Last year the Bears' top three quarterbacks all landed on injured reserve. Jay Cutler missed 11 games with thumb and shoulder injuries, Brian Hoyer broke his arm in a Week 7 loss to the Packers and Connor Shaw fractured his leg in the third preseason game.

Others who suffered season-ending injuries included receivers Kevin White, Eddie Royal and Marquess Wilson; guard Kyle Long; tight end Zach Miller; center Hroniss Grasu; nose tackle Eddie Goldman; outside linebacker Lamarr Houston; inside linebacker Danny Trevathan and cornerback Kyle Fuller.

Bears players have already been wearing catapult tracking devices during physical activities to help the team determine each individual's optimal training capacity.

"Some guys are different," Pace said. "Some guys can go all day. Some guys we've got to be more mindful of. Even in training camp it's understanding when we have a high-intensity day, we're going to back off this day. And that's a long-term plan because the goal is to peak Week 1, not peak in the middle of training camp.

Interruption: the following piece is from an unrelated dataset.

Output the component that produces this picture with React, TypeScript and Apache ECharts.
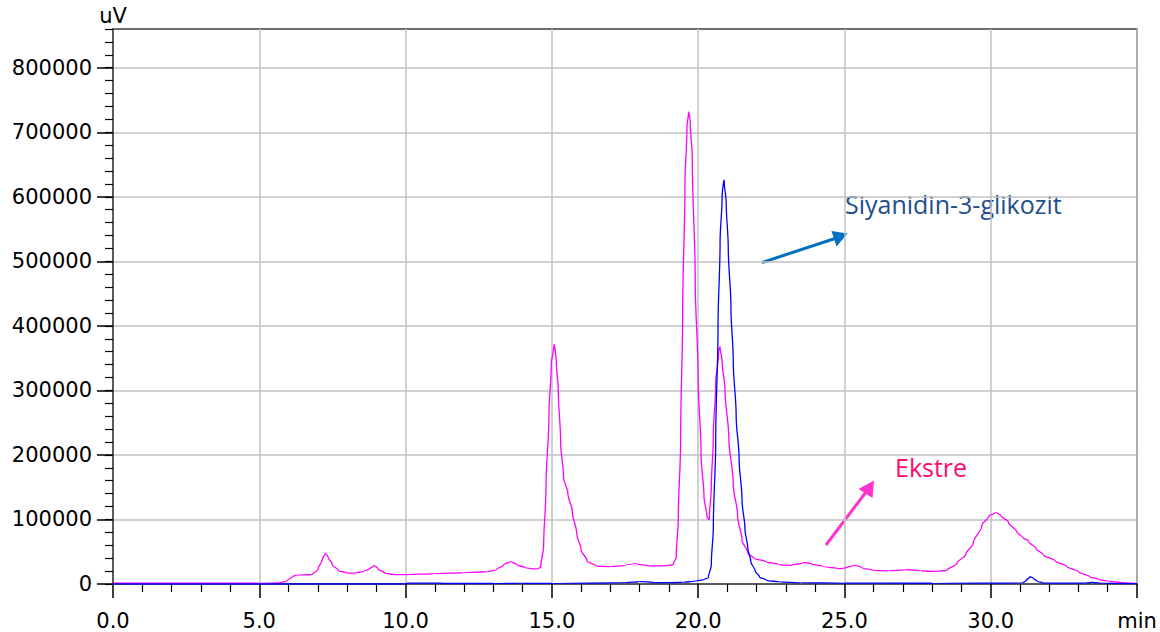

"You're building the team to be at their absolute highest state Week 1, and that's our goal. I feel good about where we're at with that right now. We've got a lot of good people between Nate [Breske], Jason George, Jenn Gibson and then coaches, starting with coach [John] Fox, that are willing to listen to input and adapt and be flexible on things, and I appreciate that because that can be difficult for some guys."

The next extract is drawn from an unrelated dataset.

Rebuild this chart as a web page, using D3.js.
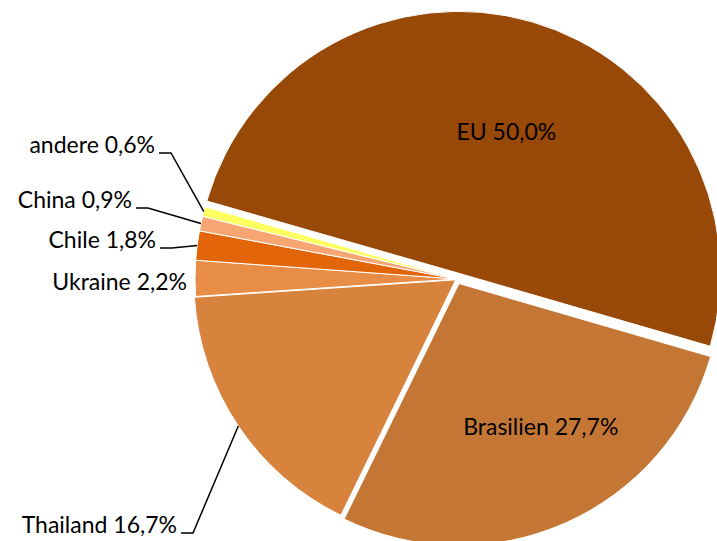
<!DOCTYPE html>
<html lang="de">
<head>
<meta charset="UTF-8"/>
<title>Pie chart</title>
<script src="https://d3js.org/d3.v7.min.js"></script>
<style>
    body { margin: 0; background: #fff; }
    text { font-family: Lato, "Liberation Sans", sans-serif; font-size: 23px; fill: #000; }
    .leader { fill: none; stroke: #000; stroke-width: 1.5px; }
</style>
</head>
<body>
<div id="chart"></div>
<script>
// data
var countries = ["EU", "Brasilien", "Thailand", "Ukraine", "Chile", "China", "andere"];
var shares = [50.0, 27.7, 16.7, 2.2, 1.8, 0.9, 0.6];
var colors = ["#984807", "#c47735", "#d7823d", "#e88d45", "#e2650a", "#f7a673", "#ffff5f"];

var width = 717, height = 541;
var cx = 457, cy = 279, radius = 262;
var startDeg = -74;
var explode = [6, 5, 1.5, 0, 0, 0, 0];

// label layout: inside labels near the centroid, outside ones at the left
var inside = {
    "EU": {r: 0.56, dx: 7, dy: 0},
    "Brasilien": {r: 0.6, dx: 18, dy: 0}
};
var outside = {
    "Thailand": {x: 177, y: 533},
    "Ukraine": {x: 187, y: 290, noLine: true},
    "Chile": {x: 156, y: 248},
    "China": {x: 132, y: 208},
    "andere": {x: 155, y: 153}
};

var svg = d3.select("#chart").append("svg")
    .attr("width", width)
    .attr("height", height);

var g = svg.append("g").attr("transform", "translate(" + cx + "," + cy + ")");

var data = countries.map(function(c, i) { return {name: c, value: shares[i], i: i}; });

var pie = d3.pie()
    .value(function(d) { return d.value; })
    .sort(null)
    .startAngle(startDeg * Math.PI / 180)
    .endAngle(startDeg * Math.PI / 180 + 2 * Math.PI);

var arc = d3.arc().innerRadius(0).outerRadius(radius);
var arcs = pie(data);

function offset(d) {
    var a = (d.startAngle + d.endAngle) / 2;
    var e = explode[d.data.i];
    return [Math.sin(a) * e, -Math.cos(a) * e];
}

g.selectAll("path.slice")
    .data(arcs)
    .enter()
    .append("path")
    .attr("class", "slice")
    .attr("d", arc)
    .attr("transform", function(d) { var o = offset(d); return "translate(" + o[0] + "," + o[1] + ")"; })
    .attr("fill", function(d) { return colors[d.data.i]; })
    .attr("stroke", "#fff")
    .attr("stroke-width", 1);

function fmt(v) { return v.toFixed(1).replace(".", ",") + "%"; }

// inside labels
g.selectAll("text.inside")
    .data(arcs.filter(function(d) { return inside[d.data.name]; }))
    .enter()
    .append("text")
    .attr("class", "inside")
    .attr("text-anchor", "middle")
    .attr("dy", "0.35em")
    .attr("transform", function(d) {
        var L = inside[d.data.name];
        var c = d3.arc().innerRadius(radius * L.r).outerRadius(radius * L.r).centroid(d);
        var o = offset(d);
        return "translate(" + (c[0] + o[0] + L.dx) + "," + (c[1] + o[1] + L.dy) + ")";
    })
    .text(function(d) { return d.data.name + " " + fmt(d.data.value); });

// outside labels with leader lines
var outs = arcs.filter(function(d) { return outside[d.data.name]; });

outs.forEach(function(d) {
    var L = outside[d.data.name];
    var a = (d.startAngle + d.endAngle) / 2;
    var o = offset(d);
    var px = cx + Math.sin(a) * radius + o[0], py = cy - Math.cos(a) * radius + o[1];
    if (!L.noLine) {
        svg.append("path")
            .attr("class", "leader")
            .attr("d", d3.line()([[L.x + 4, L.y], [L.x + 16, L.y], [px, py]]));
    }
    svg.append("text")
        .attr("x", L.x)
        .attr("y", L.y)
        .attr("text-anchor", "end")
        .text(d.data.name + " " + fmt(d.data.value));
});
</script>
</body>
</html>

The Bears actually cut down on their soft-tissue injuries from 2015 to 2016 but suffered more broken bones last season.

"The injuries are something that we've looked very hard at," Fox said. "We had some injury issues even in the first year (2015). They were a little bit more soft tissue, a little bit more practice-oriented. We did a lot to improve the fields. We did a lot to improve how we practice. We actually did a lot more adjustments and then [last]year it actually got worse, so we kind of go back to the drawing board.

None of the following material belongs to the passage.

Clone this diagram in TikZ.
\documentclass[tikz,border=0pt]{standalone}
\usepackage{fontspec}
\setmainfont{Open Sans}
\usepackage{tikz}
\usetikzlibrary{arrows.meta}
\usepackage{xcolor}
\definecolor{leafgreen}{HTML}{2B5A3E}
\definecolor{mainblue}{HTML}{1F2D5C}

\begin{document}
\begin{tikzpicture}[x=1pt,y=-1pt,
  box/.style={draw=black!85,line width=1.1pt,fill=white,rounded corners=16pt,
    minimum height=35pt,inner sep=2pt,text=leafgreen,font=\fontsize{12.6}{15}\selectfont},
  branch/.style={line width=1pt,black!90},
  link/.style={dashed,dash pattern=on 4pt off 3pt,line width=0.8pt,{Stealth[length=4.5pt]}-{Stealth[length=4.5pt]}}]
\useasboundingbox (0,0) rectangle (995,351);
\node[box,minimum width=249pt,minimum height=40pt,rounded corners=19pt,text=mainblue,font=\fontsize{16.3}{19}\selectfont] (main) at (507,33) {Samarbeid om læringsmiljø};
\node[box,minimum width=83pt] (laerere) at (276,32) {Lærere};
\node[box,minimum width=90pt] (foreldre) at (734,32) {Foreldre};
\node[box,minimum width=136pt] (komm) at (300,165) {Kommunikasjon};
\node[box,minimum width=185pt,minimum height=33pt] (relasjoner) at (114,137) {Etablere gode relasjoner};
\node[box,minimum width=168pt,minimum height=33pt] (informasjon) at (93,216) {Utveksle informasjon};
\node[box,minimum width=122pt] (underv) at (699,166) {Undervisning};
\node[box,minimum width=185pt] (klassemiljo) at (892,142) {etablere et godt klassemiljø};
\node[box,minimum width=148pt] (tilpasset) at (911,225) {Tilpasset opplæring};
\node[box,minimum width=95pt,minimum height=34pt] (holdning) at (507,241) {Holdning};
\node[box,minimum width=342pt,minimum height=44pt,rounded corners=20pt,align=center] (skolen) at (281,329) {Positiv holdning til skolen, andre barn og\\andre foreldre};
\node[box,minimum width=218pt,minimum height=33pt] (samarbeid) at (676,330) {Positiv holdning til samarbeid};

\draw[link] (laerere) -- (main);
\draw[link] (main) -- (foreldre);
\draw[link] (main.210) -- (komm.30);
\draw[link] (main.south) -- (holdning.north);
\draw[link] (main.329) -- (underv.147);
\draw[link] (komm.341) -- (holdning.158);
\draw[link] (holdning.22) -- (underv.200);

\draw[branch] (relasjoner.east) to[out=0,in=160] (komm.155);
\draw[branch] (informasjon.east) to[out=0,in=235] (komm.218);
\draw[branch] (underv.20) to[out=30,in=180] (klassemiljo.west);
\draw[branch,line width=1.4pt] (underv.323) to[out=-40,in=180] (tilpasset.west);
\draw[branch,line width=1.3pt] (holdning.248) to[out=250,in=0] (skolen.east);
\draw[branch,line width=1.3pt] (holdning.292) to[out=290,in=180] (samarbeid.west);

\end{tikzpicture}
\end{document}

"Our league does the research, we do it. We've done quite a few things that we've looked at; it's been a collaboration, whether it's strength coaches, assistant coaches, practice techniques. We actually dropped our injuries in practice [last] year, but we got more catastrophic injuries in games [last] year — broke leg, broke arm, broken bones. But you still evaluate it and do everything in your power to try to correct it."